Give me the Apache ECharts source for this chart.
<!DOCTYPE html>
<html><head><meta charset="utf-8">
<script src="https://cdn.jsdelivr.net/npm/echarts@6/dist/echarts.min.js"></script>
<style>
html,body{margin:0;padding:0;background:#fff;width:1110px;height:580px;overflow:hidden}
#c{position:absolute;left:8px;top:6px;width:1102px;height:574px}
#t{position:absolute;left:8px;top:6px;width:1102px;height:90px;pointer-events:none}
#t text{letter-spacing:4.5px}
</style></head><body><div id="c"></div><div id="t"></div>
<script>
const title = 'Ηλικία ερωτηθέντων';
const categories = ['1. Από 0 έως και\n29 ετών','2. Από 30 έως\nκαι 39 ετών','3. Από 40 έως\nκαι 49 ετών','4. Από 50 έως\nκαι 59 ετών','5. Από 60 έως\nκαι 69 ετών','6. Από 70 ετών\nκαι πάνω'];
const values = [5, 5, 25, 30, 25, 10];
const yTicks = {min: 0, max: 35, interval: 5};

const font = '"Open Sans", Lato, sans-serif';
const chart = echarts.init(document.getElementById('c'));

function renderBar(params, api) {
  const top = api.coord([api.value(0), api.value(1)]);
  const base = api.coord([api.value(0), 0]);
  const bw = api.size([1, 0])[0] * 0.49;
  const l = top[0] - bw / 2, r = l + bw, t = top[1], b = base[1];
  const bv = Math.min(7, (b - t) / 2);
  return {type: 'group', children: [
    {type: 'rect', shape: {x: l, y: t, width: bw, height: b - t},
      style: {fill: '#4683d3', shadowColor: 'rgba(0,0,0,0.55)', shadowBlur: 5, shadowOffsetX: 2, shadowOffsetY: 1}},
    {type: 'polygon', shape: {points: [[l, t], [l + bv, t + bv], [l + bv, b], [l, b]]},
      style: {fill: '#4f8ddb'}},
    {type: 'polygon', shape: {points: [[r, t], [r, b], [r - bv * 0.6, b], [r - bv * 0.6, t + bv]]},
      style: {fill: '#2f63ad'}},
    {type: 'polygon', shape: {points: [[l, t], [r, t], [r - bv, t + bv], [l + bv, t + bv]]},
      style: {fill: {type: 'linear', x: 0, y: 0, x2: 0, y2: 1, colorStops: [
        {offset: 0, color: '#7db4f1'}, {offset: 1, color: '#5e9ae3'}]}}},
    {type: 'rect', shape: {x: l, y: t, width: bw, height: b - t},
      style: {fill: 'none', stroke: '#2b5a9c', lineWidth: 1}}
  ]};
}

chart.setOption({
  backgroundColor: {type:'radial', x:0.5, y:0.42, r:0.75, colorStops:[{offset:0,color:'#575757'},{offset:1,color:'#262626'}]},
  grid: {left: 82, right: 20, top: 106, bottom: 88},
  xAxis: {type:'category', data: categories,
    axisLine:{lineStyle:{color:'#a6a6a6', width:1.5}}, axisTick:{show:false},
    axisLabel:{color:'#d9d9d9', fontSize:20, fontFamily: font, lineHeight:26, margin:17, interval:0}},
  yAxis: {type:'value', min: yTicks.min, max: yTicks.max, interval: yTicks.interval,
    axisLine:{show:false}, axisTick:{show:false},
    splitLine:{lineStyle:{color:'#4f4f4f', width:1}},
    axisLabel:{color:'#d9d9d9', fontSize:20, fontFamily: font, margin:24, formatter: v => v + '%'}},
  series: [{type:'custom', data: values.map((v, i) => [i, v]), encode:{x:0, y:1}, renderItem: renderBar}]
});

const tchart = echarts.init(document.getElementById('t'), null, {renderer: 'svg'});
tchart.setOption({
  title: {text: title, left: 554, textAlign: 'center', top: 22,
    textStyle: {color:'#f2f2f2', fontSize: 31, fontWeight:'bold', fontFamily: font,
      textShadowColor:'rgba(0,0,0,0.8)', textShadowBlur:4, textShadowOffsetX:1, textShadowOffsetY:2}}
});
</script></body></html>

[Exercise objective] Copy out the whole listing exactly; please set it all down.

[Result]
Give me the Apache ECharts source for this chart.
<!DOCTYPE html>
<html><head><meta charset="utf-8">
<script src="https://cdn.jsdelivr.net/npm/echarts@6/dist/echarts.min.js"></script>
<style>
html,body{margin:0;padding:0;background:#fff;width:1110px;height:580px;overflow:hidden}
#c{position:absolute;left:8px;top:6px;width:1102px;height:574px}
#t{position:absolute;left:8px;top:6px;width:1102px;height:90px;pointer-events:none}
#t text{letter-spacing:4.5px}
</style></head><body><div id="c"></div><div id="t"></div>
<script>
const title = 'Ηλικία ερωτηθέντων';
const categories = ['1. Από 0 έως και\n29 ετών','2. Από 30 έως\nκαι 39 ετών','3. Από 40 έως\nκαι 49 ετών','4. Από 50 έως\nκαι 59 ετών','5. Από 60 έως\nκαι 69 ετών','6. Από 70 ετών\nκαι πάνω'];
const values = [5, 5, 25, 30, 25, 10];
const yTicks = {min: 0, max: 35, interval: 5};

const font = '"Open Sans", Lato, sans-serif';
const chart = echarts.init(document.getElementById('c'));

function renderBar(params, api) {
  const top = api.coord([api.value(0), api.value(1)]);
  const base = api.coord([api.value(0), 0]);
  const bw = api.size([1, 0])[0] * 0.49;
  const l = top[0] - bw / 2, r = l + bw, t = top[1], b = base[1];
  const bv = Math.min(7, (b - t) / 2);
  return {type: 'group', children: [
    {type: 'rect', shape: {x: l, y: t, width: bw, height: b - t},
      style: {fill: '#4683d3', shadowColor: 'rgba(0,0,0,0.55)', shadowBlur: 5, shadowOffsetX: 2, shadowOffsetY: 1}},
    {type: 'polygon', shape: {points: [[l, t], [l + bv, t + bv], [l + bv, b], [l, b]]},
      style: {fill: '#4f8ddb'}},
    {type: 'polygon', shape: {points: [[r, t], [r, b], [r - bv * 0.6, b], [r - bv * 0.6, t + bv]]},
      style: {fill: '#2f63ad'}},
    {type: 'polygon', shape: {points: [[l, t], [r, t], [r - bv, t + bv], [l + bv, t + bv]]},
      style: {fill: {type: 'linear', x: 0, y: 0, x2: 0, y2: 1, colorStops: [
        {offset: 0, color: '#7db4f1'}, {offset: 1, color: '#5e9ae3'}]}}},
    {type: 'rect', shape: {x: l, y: t, width: bw, height: b - t},
      style: {fill: 'none', stroke: '#2b5a9c', lineWidth: 1}}
  ]};
}

chart.setOption({
  backgroundColor: {type:'radial', x:0.5, y:0.42, r:0.75, colorStops:[{offset:0,color:'#575757'},{offset:1,color:'#262626'}]},
  grid: {left: 82, right: 20, top: 106, bottom: 88},
  xAxis: {type:'category', data: categories,
    axisLine:{lineStyle:{color:'#a6a6a6', width:1.5}}, axisTick:{show:false},
    axisLabel:{color:'#d9d9d9', fontSize:20, fontFamily: font, lineHeight:26, margin:17, interval:0}},
  yAxis: {type:'value', min: yTicks.min, max: yTicks.max, interval: yTicks.interval,
    axisLine:{show:false}, axisTick:{show:false},
    splitLine:{lineStyle:{color:'#4f4f4f', width:1}},
    axisLabel:{color:'#d9d9d9', fontSize:20, fontFamily: font, margin:24, formatter: v => v + '%'}},
  series: [{type:'custom', data: values.map((v, i) => [i, v]), encode:{x:0, y:1}, renderItem: renderBar}]
});

const tchart = echarts.init(document.getElementById('t'), null, {renderer: 'svg'});
tchart.setOption({
  title: {text: title, left: 554, textAlign: 'center', top: 22,
    textStyle: {color:'#f2f2f2', fontSize: 31, fontWeight:'bold', fontFamily: font,
      textShadowColor:'rgba(0,0,0,0.8)', textShadowBlur:4, textShadowOffsetX:1, textShadowOffsetY:2}}
});
</script></body></html>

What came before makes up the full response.